Abstract

Many aspects of bird migration are necessarily innate.1 However, the extent of deterministic genetic control, environmental influence, and individual decision making in the control of migration remains unclear.2-8 Globally, few cases of rapid and dramatic life-history changes resulting in novel migration strategies are known. An example is latitudinal trans-hemispheric breeding colonization, whereby a subpopulation suddenly begins breeding on its non-breeding range.9-13 These life-history reversals demand concomitant changes in the timing of migration, feather molt, and breeding if the population is to remain viable.13 Cliff swallows, Petrochelidon pyrrhonota, are long-distance migrants that breed in North America and spend the non-breeding season mostly in South America.14 However, in 2015, a small population switched hemispheres by breeding successfully in Argentina,9 over 8,000km from the nearest potential source, after presumably failed attempts.15,16 This provided a unique chance to characterize the early mechanisms of change in migratory behavior and phenology and to assess the possibility of double breeding.
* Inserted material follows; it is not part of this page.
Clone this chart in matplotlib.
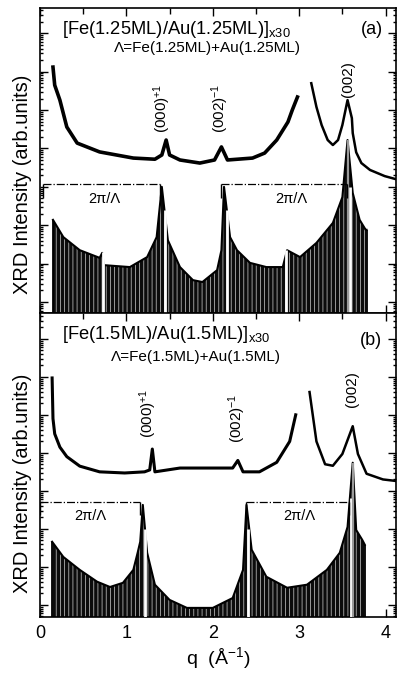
import numpy as np
import matplotlib.pyplot as plt
from matplotlib.ticker import MultipleLocator, NullFormatter, LogLocator

plt.rcParams['font.family'] = ['Liberation Sans', 'DejaVu Sans']
plt.rcParams['mathtext.fontset'] = 'custom'
plt.rcParams['mathtext.rm'] = 'Liberation Sans'
plt.rcParams['mathtext.it'] = 'Liberation Sans:italic'
plt.rcParams['hatch.linewidth'] = 0.6

# ---- (a) Fe(1.25ML)/Au(1.25ML) : measured curve, log10 intensity (two pieces, substrate peak cut out)
qa_exp1 = [0.15, 0.17, 0.23, 0.31, 0.43, 0.69, 1.08, 1.33, 1.41, 1.46, 1.50, 1.62, 1.85, 2.02, 2.10, 2.17, 2.46, 2.60, 2.74, 2.87, 2.92, 2.98]
la_exp1 = [6.12, 5.65, 5.26, 4.56, 4.14, 3.91, 3.75, 3.72, 3.83, 4.22, 3.83, 3.70, 3.62, 3.70, 4.04, 3.70, 3.75, 3.88, 4.22, 4.69, 5.00, 5.34]
qa_exp2 = [3.14, 3.20, 3.26, 3.33, 3.39, 3.45, 3.50, 3.56, 3.61, 3.62, 3.66, 3.72, 3.82, 3.99, 4.12]
la_exp2 = [5.70, 5.08, 4.61, 4.22, 4.09, 4.22, 4.61, 5.26, 4.79, 4.40, 3.90, 3.62, 3.44, 3.28, 3.20]
# (a) simulated envelope
qa_sim = [0.15, 0.27, 0.46, 0.69, 0.72, 0.74, 1.04, 1.24, 1.35, 1.41, 1.48, 1.62, 1.77, 1.88, 2.05, 2.10, 2.13, 2.20, 2.28, 2.43, 2.62, 2.81, 2.86, 3.01, 3.20, 3.39, 3.50, 3.56, 3.62, 3.70, 3.77, 3.78]
la_sim = [2.14, 1.69, 1.35, 1.15, 1.28, 0.96, 0.91, 1.17, 1.69, 3.00, 1.61, 0.91, 0.57, 0.52, 0.83, 1.35, 3.00, 1.69, 1.35, 1.02, 0.91, 0.91, 1.35, 1.17, 1.54, 2.06, 2.73, 4.22, 2.84, 2.14, 1.88, 1.88]
qa_gap = [0.73, 1.45, 2.16, 2.85, 3.59]
la_gap = [1.30, 2.40, 2.40, 1.35, 3.00]
qa_bragg = [3.565]
la_bragg = [4.22]
qa_brackets = [(0.03, 1.39), (2.10, 3.55)]
la_bracket = 3.07
qa_bktext = [0.75, 2.91]
qa_peaklab = [1.41, 2.08, 3.56]
la_peaklab = [4.40, 4.40, 5.34]
a_peaktext = ['(000)$^{+1}$', '(002)$^{-1}$', '(002)']

# ---- (b) Fe(1.5ML)/Au(1.5ML)
qb_exp1 = [0.14, 0.15, 0.17, 0.23, 0.31, 0.46, 0.69, 0.98, 1.21, 1.27, 1.30, 1.33, 1.62, 2.00, 2.23, 2.29, 2.35, 2.54, 2.74, 2.89, 2.96]
lb_exp1 = [5.97, 4.90, 4.50, 4.15, 3.90, 3.65, 3.50, 3.47, 3.50, 3.55, 4.10, 3.50, 3.60, 3.60, 3.60, 3.80, 3.50, 3.50, 3.75, 4.30, 5.00]
qb_exp2 = [3.12, 3.20, 3.30, 3.39, 3.50, 3.62, 3.68, 3.78, 3.97, 4.12]
lb_exp2 = [5.60, 4.30, 3.70, 3.66, 3.97, 4.70, 3.97, 3.45, 3.30, 3.26]
qb_sim = [0.14, 0.27, 0.46, 0.66, 0.81, 0.96, 1.08, 1.13, 1.16, 1.19, 1.24, 1.33, 1.50, 1.70, 2.00, 2.23, 2.35, 2.39, 2.45, 2.62, 2.86, 3.09, 3.32, 3.47, 3.56, 3.62, 3.66, 3.73, 3.76]
lb_sim = [1.66, 1.26, 0.92, 0.61, 0.47, 0.58, 0.92, 1.37, 1.66, 2.63, 1.37, 0.53, 0.13, -0.08, -0.08, 0.18, 0.92, 2.63, 1.45, 0.74, 0.45, 0.53, 0.92, 1.37, 2.05, 3.74, 1.97, 1.71, 1.58]
qb_gap = [1.22, 2.41, 3.60]
lb_gap = [2.00, 2.00, 2.80]
qb_bragg = [3.625]
lb_bragg = [3.74]
qb_brackets = [(0.00, 1.16), (2.39, 3.58)]
lb_bracket = 2.71
qb_bktext = [0.58, 3.00]
qb_peaklab = [1.25, 2.28, 3.61]
lb_peaklab = [4.39, 4.26, 5.21]
b_peaktext = ['(000)$^{+1}$', '(002)$^{-1}$', '(002)']


def draw_panel(ax, ylo, yhi, q1, l1, q2, l2, qs, ls, qg, lg, qbr, lbr, brackets, lbk, qbt,
               qlab, llab, ptext, lw_exp):
    P = lambda v: 10.0 ** np.asarray(v, dtype=float)
    ax.set_yscale('log')
    ax.set_xlim(0, 4.12)
    ax.set_ylim(10 ** ylo, 10 ** yhi)
    base = 10 ** (ylo - 1)

    # simulated pattern: dense fringes under the envelope
    ax.fill_between(qs, base, P(ls), facecolor='#0c0c0c', edgecolor='#b0b0b0',
                    hatch='||||', linewidth=0, zorder=2)
    ax.plot(qs, P(ls), color='k', lw=1.5, zorder=3)
    ax.vlines([qs[0], qs[-1]], base, P([ls[0], ls[-1]]), color='k', lw=1.3, zorder=3)
    ax.vlines(qg, base, P(lg), color='white', lw=2.0, zorder=3)
    ax.vlines(qbr, base, P(lbr), color='#9a9a9a', lw=1.6, zorder=3)

    # 2pi/Lambda brackets
    for (q0, q1b), qt in zip(brackets, qbt):
        ax.plot([q0, q1b], P([lbk, lbk]), color='k', lw=0.9, ls='-.', zorder=4)
        ax.vlines([q0, q1b], P(lbk - 0.35), P(lbk), color='k', lw=1.0, zorder=4)
        ax.text(qt, P(lbk - 0.38), '2π/Λ', ha='center', va='center', fontsize=10.5, zorder=5)

    # measured curve
    ax.plot(q1, P(l1), color='k', lw=lw_exp, zorder=5, solid_joinstyle='round')
    ax.plot(q2, P(l2), color='k', lw=1.8, zorder=5, solid_joinstyle='round')

    for q, l, t in zip(qlab, llab, ptext):
        ax.text(q, P(l), t, rotation=90, ha='center', va='bottom', fontsize=11, zorder=6)

    ax.xaxis.set_major_locator(MultipleLocator(1))
    ax.xaxis.set_minor_locator(MultipleLocator(0.5))
    ax.yaxis.set_major_locator(LogLocator(base=10, numticks=20))
    ax.yaxis.set_minor_locator(LogLocator(base=10, subs=np.arange(2, 10), numticks=20))
    ax.yaxis.set_minor_formatter(NullFormatter())
    ax.tick_params(which='both', direction='in', top=True, right=True, width=1.0)
    ax.tick_params(which='major', length=5.5)
    ax.tick_params(which='minor', length=2.5)
    ax.tick_params(axis='x', which='minor', length=4)
    ax.tick_params(labelleft=False)
    for s in ax.spines.values():
        s.set_linewidth(1.2)


fig = plt.figure(figsize=(3.99, 6.77), dpi=100)
ax_a = fig.add_axes([0.1003, 0.5377, 0.892, 0.4505])
ax_b = fig.add_axes([0.1003, 0.0886, 0.892, 0.4491])

draw_panel(ax_a, -0.286, 7.66, qa_exp1, la_exp1, qa_exp2, la_exp2, qa_sim, la_sim, qa_gap, la_gap,
           qa_bragg, la_bragg, qa_brackets, la_bracket, qa_bktext, qa_peaklab, la_peaklab, a_peaktext, 2.6)
draw_panel(ax_b, -0.32, 7.68, qb_exp1, lb_exp1, qb_exp2, lb_exp2, qb_sim, lb_sim, qb_gap, lb_gap,
           qb_bragg, lb_bragg, qb_brackets, lb_bracket, qb_bktext, qb_peaklab, lb_peaklab, b_peaktext, 2.2)

ax_a.tick_params(labelbottom=False)
ax_b.tick_params(axis='x', labelsize=13, pad=6)
ax_b.set_xlabel('q  (Å$^{-1}$)', fontsize=14, labelpad=2)

ax_a.text(0.062, 0.928, '[Fe(1.25ML)/Au(1.25ML)]$_{\\mathrm{x30}}$', transform=ax_a.transAxes,
          fontsize=13.2, va='center', ha='left')
ax_a.text(0.469, 0.869, 'Λ=Fe(1.25ML)+Au(1.25ML)', transform=ax_a.transAxes,
          fontsize=11, va='center', ha='center')
ax_a.text(0.933, 0.928, '(a)', transform=ax_a.transAxes, fontsize=13, va='center', ha='center')

ax_b.text(0.062, 0.928, '[Fe(1.5ML)/Au(1.5ML)]$_{\\mathrm{x30}}$', transform=ax_b.transAxes,
          fontsize=13.2, va='center', ha='left')
ax_b.text(0.438, 0.855, 'Λ=Fe(1.5ML)+Au(1.5ML)', transform=ax_b.transAxes,
          fontsize=11, va='center', ha='center')
ax_b.text(0.93, 0.911, '(b)', transform=ax_b.transAxes, fontsize=13, va='center', ha='center')

ax_a.set_ylabel('XRD Intensity (arb.units)', fontsize=14.5)
ax_a.yaxis.set_label_coords(-0.022, 0.423)
ax_b.set_ylabel('XRD Intensity (arb.units)', fontsize=14.5)
ax_b.yaxis.set_label_coords(-0.022, 0.44)

fig.savefig('out.png', dpi=100)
We tracked cliff swallows with geolocators following their second and fourth breeding seasons in Argentina, documenting inverted seasonality, three new migratory patterns and non-breeding areas (North America, Mesoamerica, and South America), and a shift of molt phenology by approximately 6months, all possibly arising within a single generation. These birds did not practice migratory double breeding, although some spent the boreal summer in the traditional breeding range. Our data show that fundamental phenological changes occurred very rapidly during colonization and that phenotypic plasticity can underlie profound changes in the life histories of migratory birds.